===== EXERCISE INPUTS

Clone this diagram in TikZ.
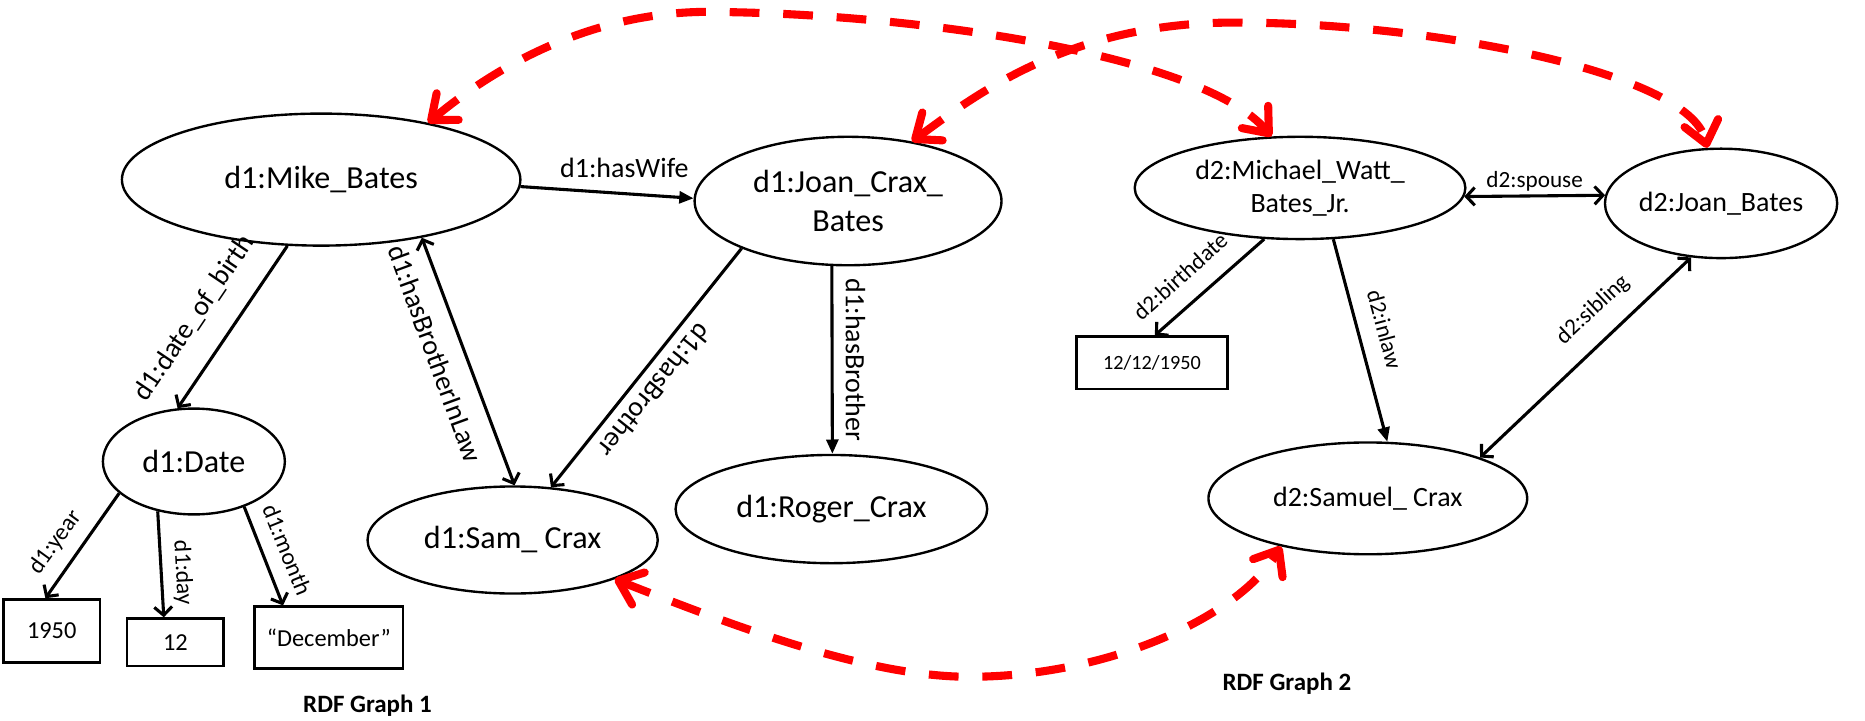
\documentclass[tikz,border=0pt]{standalone}
\usepackage{fontspec}
\setmainfont{Carlito}
\usetikzlibrary{shapes.geometric,arrows.meta}

\begin{document}
\begin{tikzpicture}[x=1pt,y=-1pt,
	ent_node/.style={ellipse,draw,line width=2pt,inner sep=0pt,align=center,font=\fontsize{27}{33}\selectfont},
	ent2_node/.style={ent_node,font=\fontsize{23.5}{28}\selectfont},
	lit_node/.style={rectangle,draw,line width=2pt,inner sep=0pt,font=\fontsize{20.5}{24}\selectfont},
	lit2_node/.style={lit_node,font=\fontsize{17}{20}\selectfont},
	rel_edge/.style={line width=2.6pt,-{Straight Barb[length=7pt,width=15pt]}},
	relf_edge/.style={line width=2.6pt,-{Triangle[length=12pt,width=10pt]}},
	sym_edge/.style={line width=2.6pt,{Straight Barb[length=7pt,width=15pt]}-{Straight Barb[length=7pt,width=15pt]}},
	link_edge/.style={draw=red,line width=6.8pt,dash pattern=on 25pt off 20pt,{Straight Barb[round,length=18pt,width=29pt]}-{Straight Barb[round,length=18pt,width=29pt]}},
	lbl/.style={font=\fontsize{23.5}{28}\selectfont},
	lbl_s/.style={font=\fontsize{20}{24}\selectfont},
	lbl2/.style={font=\fontsize{19.5}{23}\selectfont}]

	\useasboundingbox (0,0) rectangle (1568,606);

	\node[ent_node,minimum width=335pt,minimum height=111pt] (Mike) at (270,151) {d1:Mike\_Bates};
	\node[ent_node,minimum width=258pt,minimum height=108pt] (Joan) at (713,169) {d1:Joan\_Crax\_\\Bates};
	\node[ent_node,minimum width=153pt,minimum height=89pt] (Date) at (163,388) {d1:Date};
	\node[ent_node,minimum width=244pt,minimum height=90pt] (Sam) at (431,454) {d1:Sam\_ Crax};
	\node[ent_node,minimum width=262pt,minimum height=91pt] (Roger) at (699,428) {d1:Roger\_Crax};
	\node[lit_node,minimum width=81pt,minimum height=53pt] (Year) at (43.5,530.5) {1950};
	\node[lit_node,minimum width=81pt,minimum height=40pt] (Day) at (147.5,540) {12};
	\node[lit_node,minimum width=125pt,minimum height=52pt] (Month) at (276.5,536) {“December”};
	\node[font=\bfseries\fontsize{21}{25}\selectfont] (G1) at (309,593) {RDF Graph 1};

	\node[ent2_node,minimum width=278pt,minimum height=86pt] (Michael) at (1093,158) {d2:Michael\_Watt\_\\Bates\_Jr.};
	\node[ent2_node,minimum width=185pt,minimum height=92pt] (JoanB) at (1447,171) {d2:Joan\_Bates};
	\node[ent2_node,minimum width=268pt,minimum height=94pt] (Samuel) at (1150,419) {d2:Samuel\_ Crax};
	\node[lit2_node,minimum width=127pt,minimum height=44pt] (Bdate) at (968.5,305) {12/12/1950};
	\node[font=\bfseries\fontsize{21}{25}\selectfont] (G2) at (1082,575) {RDF Graph 2};

	\draw[relf_edge] (Mike.-2) -- node[lbl,pos=.6,anchor=south,inner sep=12pt] {d1:hasWife} (Joan.179);
	\draw[rel_edge] (Mike.-117) -- node[lbl,pos=.57,rotate=56,anchor=south,inner sep=20pt] {d1:date\_of\_birth} (Date.107);
	\draw[sym_edge] (Mike.-30) -- node[lbl,pos=.43,rotate=-70,anchor=north,inner sep=14pt] {d1:hasBrotherInLaw} (Sam.88);
	\draw[rel_edge] (Joan.-156) -- node[lbl,pos=.54,rotate=-128.6,anchor=south,inner sep=8pt] {d1:hasBrother} (Sam.54);
	\draw[relf_edge] (Joan.-104) -- node[lbl,pos=.5,rotate=-90,anchor=south,inner sep=10pt] {d1:hasBrother} (Roger.89);
	\draw[rel_edge] (Date.-157) -- node[lbl_s,pos=.6,rotate=54,anchor=south,inner sep=10pt] {d1:year} (Year.101);
	\draw[rel_edge] (Date.-126) -- node[lbl_s,pos=.59,rotate=-87,anchor=south,inner sep=8pt] {d1:day} (Day.115);
	\draw[rel_edge] (Date.-42) -- node[lbl_s,pos=.53,rotate=-68,anchor=south,inner sep=12pt] {d1:month} (Month.145);

	\draw[sym_edge] (Michael.-3) -- node[lbl2,anchor=south,inner sep=3pt] {d2:spouse} (JoanB.176);
	\draw[rel_edge] (Michael.-125) -- node[lbl2,pos=.6,rotate=42,anchor=south,inner sep=15pt] {d2:birthdate} (Bdate.84);
	\draw[relf_edge] (Michael.-57) -- node[lbl2,pos=.48,rotate=-75,anchor=south,inner sep=14pt] {d2:inlaw} (Samuel.71);
	\draw[sym_edge] (JoanB.-119) -- node[lbl2,pos=.37,rotate=43,anchor=south,inner sep=15pt] {d2:sibling} (Samuel.20);

	\draw[link_edge] (Mike.28) .. controls (400,70) and (480,12) .. (590,10) .. controls (760,10) and (1010,45) .. (Michael.119);
	\draw[link_edge] (Joan.43) .. controls (820,80) and (900,18) .. (1040,19) .. controls (1200,19) and (1420,60) .. (JoanB.104);
	\draw[link_edge] (Sam.-21) .. controls (621,528) and (730,569) .. (815,569) .. controls (930,569) and (1040,520) .. (Samuel.-151);
\end{tikzpicture}
\end{document}
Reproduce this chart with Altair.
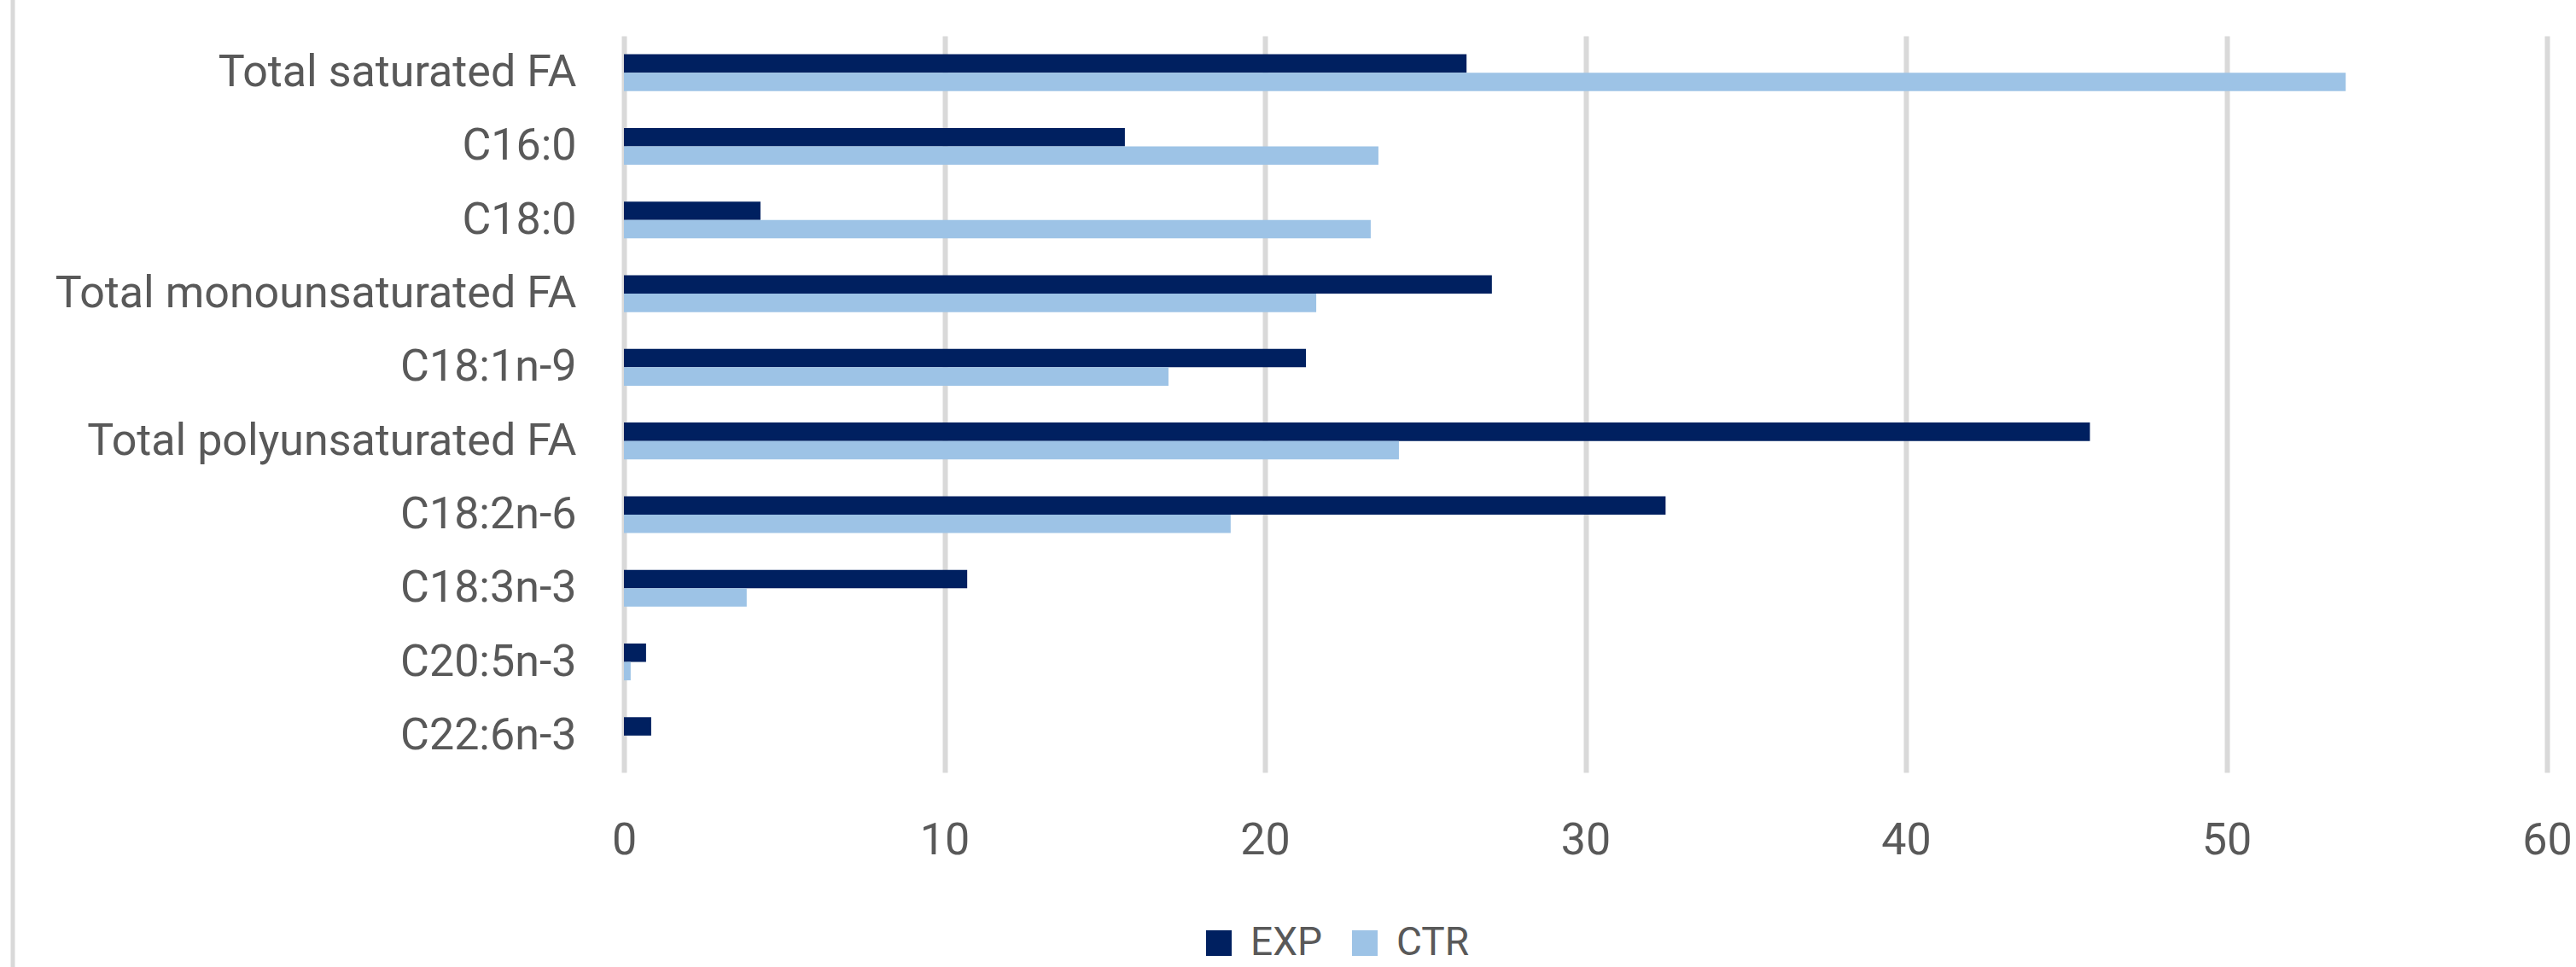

==========

PROBLEM TO WORK ON: Search the entries for the word "this" and gather every line where it appears.

TASK RESPONSE:
Clone this diagram in TikZ.
Reproduce this chart with Altair.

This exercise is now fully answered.